The lack of rules and order in Uganda extends far beyond transportation. The government is terribly corrupt, and bribing must be done in order to accomplish almost anything. The amount of car exhaust and smoke hanging in the air would give an EPA employee a panic attack. The concept of time is also skewed--African time runs anywhere from one to three hours behind schedule. And the rest of the city is an abstract painting of red dirt, bits of trash, pounding music, and a constant sea of people.

This scene would no doubt be terrifying for some to witness. But the rawness of life here exhilarates me in a way that nothing ever has, or probably ever will.

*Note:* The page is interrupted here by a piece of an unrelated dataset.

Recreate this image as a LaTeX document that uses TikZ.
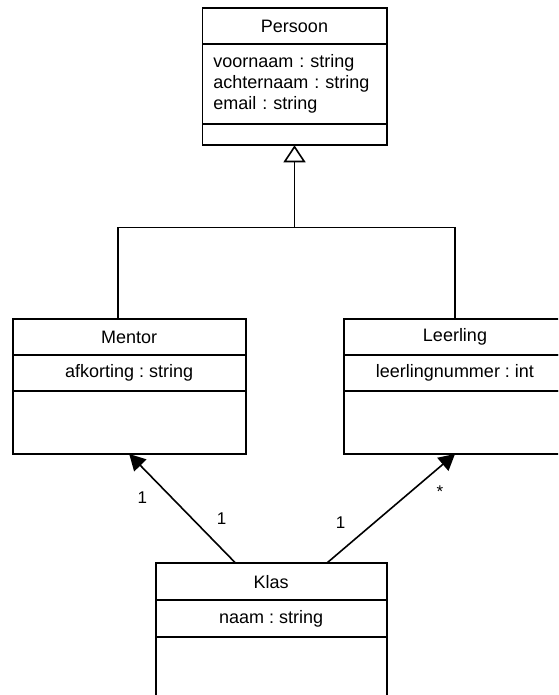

My first 10 days in this very new and mysterious continent have been a whirlwind of sights, sounds, and smells. Sharing in this experience are eight other students from the University of Colorado, plus professors and staff members from the Global Livingston Institute (GLI). Our three week class is entitled "International Development in East Africa," and encompasses many facets of this highly complicated and volatile issue.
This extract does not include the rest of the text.